The Dog and His Shadow

While technology may change, human behavior does not. At least, that’s what reading the collection of Aesop’s Fables suggests. The characters and motivations in the parables, attributed to Aesop after he died in 564 BCE, remain relevant today.

Aesop 2021 projects these well-known (and not-so-known) stories into an age only a stone’s throw from our own. When cynicism and pessimism abound, hope becomes a rebellious act against the tyranny of the default. Each story recasts a fable’s lesson from our upcoming solarpunk future as a software tale.

The Aesop 2021 project is part of the Never Break the Chain March Writing Challenge. The original sources were translated by George Fyler Townsend and provided under the Project Gutenberg license. Addition reference provided by a Library of Congress interactive book adapted from the public domain book “The Aesop for Children: with Pictures by Milo Winter,” published by Rand, McNally & Co in 1919.

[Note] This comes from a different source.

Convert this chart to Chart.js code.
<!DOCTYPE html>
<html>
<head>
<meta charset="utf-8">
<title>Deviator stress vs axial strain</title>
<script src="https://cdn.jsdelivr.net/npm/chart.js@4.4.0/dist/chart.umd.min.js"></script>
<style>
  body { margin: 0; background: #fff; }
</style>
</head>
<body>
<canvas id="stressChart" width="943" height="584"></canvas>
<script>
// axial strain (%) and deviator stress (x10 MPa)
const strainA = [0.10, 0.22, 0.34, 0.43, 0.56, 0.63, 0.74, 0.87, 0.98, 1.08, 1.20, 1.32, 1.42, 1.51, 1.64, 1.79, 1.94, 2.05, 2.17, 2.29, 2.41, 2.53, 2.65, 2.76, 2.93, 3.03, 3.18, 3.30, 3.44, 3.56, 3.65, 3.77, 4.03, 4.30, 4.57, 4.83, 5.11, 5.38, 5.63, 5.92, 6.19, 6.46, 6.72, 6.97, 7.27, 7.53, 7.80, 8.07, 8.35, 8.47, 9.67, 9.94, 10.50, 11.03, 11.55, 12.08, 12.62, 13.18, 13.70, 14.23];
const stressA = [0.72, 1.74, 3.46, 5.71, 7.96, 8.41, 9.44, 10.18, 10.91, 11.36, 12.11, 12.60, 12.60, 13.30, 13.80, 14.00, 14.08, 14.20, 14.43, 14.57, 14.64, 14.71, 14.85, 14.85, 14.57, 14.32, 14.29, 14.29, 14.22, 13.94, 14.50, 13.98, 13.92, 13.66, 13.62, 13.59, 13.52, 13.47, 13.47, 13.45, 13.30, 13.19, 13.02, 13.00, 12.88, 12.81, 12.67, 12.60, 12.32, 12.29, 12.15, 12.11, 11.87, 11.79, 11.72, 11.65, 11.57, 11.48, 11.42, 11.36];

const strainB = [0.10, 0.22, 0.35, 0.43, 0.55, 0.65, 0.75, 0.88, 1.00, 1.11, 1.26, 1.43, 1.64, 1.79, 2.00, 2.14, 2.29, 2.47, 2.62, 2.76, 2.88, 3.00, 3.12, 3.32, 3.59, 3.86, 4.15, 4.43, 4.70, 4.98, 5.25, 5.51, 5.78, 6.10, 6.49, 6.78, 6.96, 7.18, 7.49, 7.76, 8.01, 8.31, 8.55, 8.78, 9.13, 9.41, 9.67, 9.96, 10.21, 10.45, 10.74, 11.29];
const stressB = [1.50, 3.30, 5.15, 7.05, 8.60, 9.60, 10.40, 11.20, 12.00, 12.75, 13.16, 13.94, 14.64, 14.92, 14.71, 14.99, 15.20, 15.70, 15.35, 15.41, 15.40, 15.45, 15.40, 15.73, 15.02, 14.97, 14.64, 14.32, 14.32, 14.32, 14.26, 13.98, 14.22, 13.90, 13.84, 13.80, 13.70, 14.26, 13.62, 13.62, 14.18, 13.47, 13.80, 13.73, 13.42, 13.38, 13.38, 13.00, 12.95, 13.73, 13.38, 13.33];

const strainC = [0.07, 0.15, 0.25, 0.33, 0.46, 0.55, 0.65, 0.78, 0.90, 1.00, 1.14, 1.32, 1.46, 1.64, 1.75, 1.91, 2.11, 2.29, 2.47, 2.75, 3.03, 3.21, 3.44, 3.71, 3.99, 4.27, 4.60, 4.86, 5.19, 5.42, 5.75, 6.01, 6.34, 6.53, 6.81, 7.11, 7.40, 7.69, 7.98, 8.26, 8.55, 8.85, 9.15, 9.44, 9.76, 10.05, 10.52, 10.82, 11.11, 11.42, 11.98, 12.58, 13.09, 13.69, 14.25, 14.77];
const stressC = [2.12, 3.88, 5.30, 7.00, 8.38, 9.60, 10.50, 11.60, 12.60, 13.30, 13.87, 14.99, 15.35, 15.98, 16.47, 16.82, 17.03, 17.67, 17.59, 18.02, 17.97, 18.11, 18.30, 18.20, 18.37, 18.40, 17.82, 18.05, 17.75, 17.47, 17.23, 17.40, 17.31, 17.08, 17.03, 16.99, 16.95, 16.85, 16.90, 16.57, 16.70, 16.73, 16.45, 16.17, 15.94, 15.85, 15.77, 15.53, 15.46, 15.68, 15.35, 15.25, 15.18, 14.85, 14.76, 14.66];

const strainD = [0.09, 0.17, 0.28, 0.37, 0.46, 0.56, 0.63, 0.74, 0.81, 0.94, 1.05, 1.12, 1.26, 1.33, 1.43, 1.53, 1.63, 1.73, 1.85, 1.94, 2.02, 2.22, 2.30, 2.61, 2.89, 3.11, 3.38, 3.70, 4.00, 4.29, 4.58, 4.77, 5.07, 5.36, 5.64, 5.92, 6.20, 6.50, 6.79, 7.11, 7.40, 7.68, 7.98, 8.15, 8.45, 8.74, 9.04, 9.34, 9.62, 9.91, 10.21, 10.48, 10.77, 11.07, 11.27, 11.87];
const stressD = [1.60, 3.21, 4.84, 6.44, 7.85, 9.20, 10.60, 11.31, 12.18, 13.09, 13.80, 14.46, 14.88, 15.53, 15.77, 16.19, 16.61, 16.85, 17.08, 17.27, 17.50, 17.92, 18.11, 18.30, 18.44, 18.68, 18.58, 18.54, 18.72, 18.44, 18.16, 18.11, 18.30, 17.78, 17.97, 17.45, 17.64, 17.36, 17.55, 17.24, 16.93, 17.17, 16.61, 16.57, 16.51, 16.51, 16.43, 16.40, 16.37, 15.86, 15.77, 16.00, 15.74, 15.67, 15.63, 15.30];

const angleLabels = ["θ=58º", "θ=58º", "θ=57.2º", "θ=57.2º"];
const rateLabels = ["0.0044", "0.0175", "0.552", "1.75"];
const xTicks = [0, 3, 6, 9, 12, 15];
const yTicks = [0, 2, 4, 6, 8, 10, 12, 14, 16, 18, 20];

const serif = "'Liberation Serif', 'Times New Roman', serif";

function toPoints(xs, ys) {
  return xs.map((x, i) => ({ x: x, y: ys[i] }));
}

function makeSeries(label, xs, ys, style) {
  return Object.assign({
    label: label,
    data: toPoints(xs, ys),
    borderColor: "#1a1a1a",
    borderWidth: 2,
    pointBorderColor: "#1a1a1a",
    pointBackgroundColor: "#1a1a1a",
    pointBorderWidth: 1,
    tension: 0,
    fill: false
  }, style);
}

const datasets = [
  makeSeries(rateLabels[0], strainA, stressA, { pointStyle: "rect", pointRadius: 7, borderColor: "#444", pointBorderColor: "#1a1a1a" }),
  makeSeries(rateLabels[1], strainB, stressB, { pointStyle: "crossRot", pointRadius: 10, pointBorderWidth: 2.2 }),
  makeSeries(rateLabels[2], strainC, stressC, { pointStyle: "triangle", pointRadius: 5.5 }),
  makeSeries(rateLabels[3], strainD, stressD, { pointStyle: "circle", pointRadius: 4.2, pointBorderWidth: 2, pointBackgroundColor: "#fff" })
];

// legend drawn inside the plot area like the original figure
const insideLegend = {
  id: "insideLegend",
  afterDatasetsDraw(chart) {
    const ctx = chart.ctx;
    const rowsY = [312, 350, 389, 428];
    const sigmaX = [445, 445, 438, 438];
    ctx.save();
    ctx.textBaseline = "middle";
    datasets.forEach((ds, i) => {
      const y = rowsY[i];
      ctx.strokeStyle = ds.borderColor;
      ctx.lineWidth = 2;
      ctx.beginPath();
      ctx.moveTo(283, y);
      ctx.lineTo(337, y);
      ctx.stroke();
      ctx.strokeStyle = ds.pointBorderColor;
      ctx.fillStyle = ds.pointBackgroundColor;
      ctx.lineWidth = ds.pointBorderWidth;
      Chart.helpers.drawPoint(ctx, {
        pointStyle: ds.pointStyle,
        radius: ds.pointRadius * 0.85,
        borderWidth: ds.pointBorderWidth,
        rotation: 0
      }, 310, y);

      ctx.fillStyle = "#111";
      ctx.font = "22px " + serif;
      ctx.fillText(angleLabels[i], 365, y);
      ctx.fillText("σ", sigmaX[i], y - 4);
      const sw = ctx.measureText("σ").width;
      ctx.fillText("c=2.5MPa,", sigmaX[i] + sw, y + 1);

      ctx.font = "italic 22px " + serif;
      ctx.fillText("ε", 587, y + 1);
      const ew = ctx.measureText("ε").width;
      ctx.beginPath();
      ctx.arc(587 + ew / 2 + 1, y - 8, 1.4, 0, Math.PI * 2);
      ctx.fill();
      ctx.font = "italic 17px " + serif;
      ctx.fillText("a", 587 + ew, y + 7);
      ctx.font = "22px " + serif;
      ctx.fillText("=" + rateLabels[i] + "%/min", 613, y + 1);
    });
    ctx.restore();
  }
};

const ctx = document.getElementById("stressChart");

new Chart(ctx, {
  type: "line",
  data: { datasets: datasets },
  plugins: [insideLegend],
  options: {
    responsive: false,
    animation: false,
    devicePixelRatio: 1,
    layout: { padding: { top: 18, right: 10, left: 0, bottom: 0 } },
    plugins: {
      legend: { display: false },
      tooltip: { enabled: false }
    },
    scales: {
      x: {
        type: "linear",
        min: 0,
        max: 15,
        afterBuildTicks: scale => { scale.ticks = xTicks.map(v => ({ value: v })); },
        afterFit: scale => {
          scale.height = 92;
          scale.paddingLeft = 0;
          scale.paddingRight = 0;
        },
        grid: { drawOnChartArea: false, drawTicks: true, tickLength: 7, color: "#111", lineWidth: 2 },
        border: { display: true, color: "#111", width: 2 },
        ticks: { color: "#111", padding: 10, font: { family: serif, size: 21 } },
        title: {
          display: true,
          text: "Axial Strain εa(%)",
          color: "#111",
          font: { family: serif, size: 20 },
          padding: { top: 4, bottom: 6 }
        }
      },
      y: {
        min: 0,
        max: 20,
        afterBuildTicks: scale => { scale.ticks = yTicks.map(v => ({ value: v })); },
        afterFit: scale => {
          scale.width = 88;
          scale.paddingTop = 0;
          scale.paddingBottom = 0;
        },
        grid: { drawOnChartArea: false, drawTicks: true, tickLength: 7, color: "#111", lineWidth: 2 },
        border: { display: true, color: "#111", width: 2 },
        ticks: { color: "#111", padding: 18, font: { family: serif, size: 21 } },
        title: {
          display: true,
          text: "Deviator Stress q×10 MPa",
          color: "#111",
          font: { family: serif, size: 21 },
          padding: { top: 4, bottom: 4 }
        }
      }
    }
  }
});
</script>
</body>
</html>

Below is the latest installment.

A picture

While humans mostly avoided the markets, bots, like a Digital Options Getter (DOG), still populated what was left of the world’s exchanges. Instead of merely reacting to market externalities, these autonomous agents were able to proactively sniff out and act upon opportunities when they found them, with just enough governmentally mandated, random seed noise to avoid deadlock.

One day, a DOG was crossing an inflection point with an Option To Buy (OTB). In the statistical interim scrum, the DOG mistook the decaying probability afterimage as not just another DOG but one with an OTB value twice the size of its own, due to distortion. Programmatically ambitious, it immediately dropped claim to its option and leaped after the other, eager to win the larger prize. It thus lost both: that which it grasped at, for the OTB was an echo of what was real, and the one it had, lost now to another opportunistic pack hunting in the deal flow.

Original Fable

A DOG, crossing a bridge over a stream with a piece of flesh in his mouth, saw his own shadow in the water and took it for that of another Dog, with a piece of meat double his own in size. He immediately let go of his own, and fiercely attacked the other Dog to get his larger piece from him. He thus lost both: that which he grasped at in the water, because it was a shadow; and his own, because the stream swept it away.

Moral of the Stories

In software, as in life, we must not allow the lure of potential gains to blind us to the value of what we already possess - otherwise, the desire to obtain more can lead to losing everything one has.